Dans cette mouvance, on trouve les Jeunesses identitaires et les étudiants d’extrême droite du GUD, ainsi que le mouvement intégriste Civitas. La très b.c.-b.g. Béatrice Bourges a fortement contribué à intégrer aux défilés les courants les plus radicaux. « Les gens sont très en colère », assure la dame pour justifier les débordements. Il faut ajouter à ce maelström une kyrielle d’associations fantômes créées à la hâte et qui, pour la plupart, n’ont aucune réalité [^3]. On trouve par exemple dans ce long cortège une association dénommée Les Musulmans pour l’enfance, fondée par un certain Abderrahmane Ait-Rabah, réputé proche de l’UMP. Et une autre baptisée Fils de France, animée par un certain Camel Bechikh, membre de l’Union des organisations islamiques de France (UOIF) et proche du Front national. Ou encore un mouvement « féministe » : Le Nouveau Féminisme européen. Comme s’il s’agissait d’inventer une société civile factice.
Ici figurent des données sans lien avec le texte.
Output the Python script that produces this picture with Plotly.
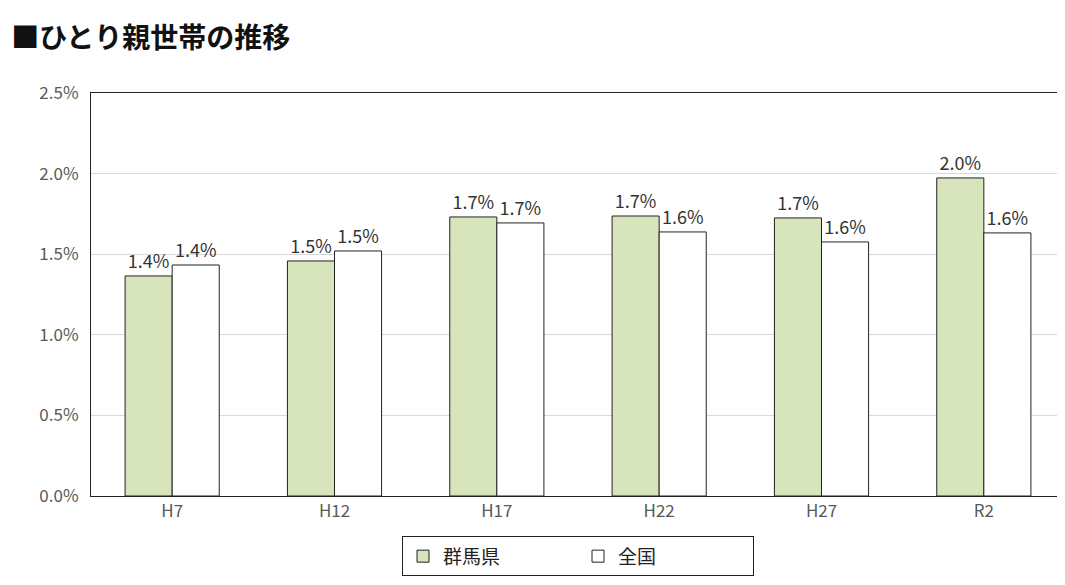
import plotly.graph_objects as go

categories = ["H7", "H12", "H17", "H22", "H27", "R2"]
gunma = [0.01365, 0.01458, 0.01731, 0.01737, 0.01725, 0.01973]
national = [0.01433, 0.01520, 0.01694, 0.01638, 0.01576, 0.01632]
series_names = ["群馬県", "全国"]

font = "Noto Sans CJK JP"
fig = go.Figure()
for vals, name, col in [(gunma, series_names[0], "#d8e4bc"), (national, series_names[1], "white")]:
    fig.add_bar(x=categories, y=vals, name=name,
                marker=dict(color=col, line=dict(color="#222", width=1)),
                texttemplate="%{y:.1%}", textposition="outside",
                textfont=dict(size=18, color="#333"), cliponaxis=False)

fig.update_layout(
    width=1065, height=585, paper_bgcolor="white", plot_bgcolor="white",
    font=dict(family=font, color="#595959", size=15),
    margin=dict(l=83, r=8, t=85, b=97, autoexpand=False),
    barmode="group", bargap=0.42, bargroupgap=0,
    title=dict(text="<b>■ひとり親世帯の推移</b>", x=0.003, xanchor="left",
               y=0.965, yanchor="top", font=dict(size=28, color="#111", family=font),
               automargin=False),
    legend=dict(orientation="h", x=0.5, xanchor="center", y=-0.1, yanchor="top",
                bordercolor="#222", borderwidth=1, font=dict(size=19, color="#222"),
                itemwidth=30, entrywidth=130),
    xaxis=dict(showline=True, linecolor="#222", mirror=True, ticks="",
               tickfont=dict(size=17), automargin=False),
    yaxis=dict(range=[0, 0.025], dtick=0.005, tickformat=".1%", showgrid=True,
               gridcolor="#d9d9d9", showline=True, linecolor="#222", mirror=True,
               tickfont=dict(size=17), zeroline=False, automargin=False,
               ticks="outside", ticklen=8, tickcolor="white"),
)
fig.write_html("out.html")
La référence implicite à Mai 68 est tellement apparente que l’on ne peut s’empêcher de penser au discours de Nicolas Sarkozy, porte de Versailles, en janvier 2007. Ce sont à la fois les mêmes thèmes, inspirés par Patrick Buisson, la même bataille sur les valeurs et le même rêve d’unification autour d’un centre de gravité situé à la droite extrême de l’UMP. Faute d’avoir réussi à intégrer politiquement le FN dans une nouvelle coalition, les ex-stratèges élyséens l’attireraient dans leurs filets par la pression de la rue. Sans adhérer à l’idée du complot, on peut s’interroger sur un certain effet d’aubaine, ou à tout le moins un certain opportunisme. MM. Copé et Buisson ne sont-ils pas les hommes de cette stratégie-là, récupérant une mobilisation dans laquelle s’amalgament la France catholique profonde et traditionnelle et les organisations les plus radicales, qui semblent être là pour entretenir, jusqu’à un certain point, un climat de violence dans le pays ? Au total, un mélange inquiétant de fanatisme, de conservatisme, de fascisme et de cynisme.

[^2]: Chronique de François Morel sur France Inter, le 19 avril.

[^3]: Lire à ce sujet l’excellente enquête de Samuel Laurent dans Le Monde.fr « Derrière la grande illusion de la Manif pour tous ».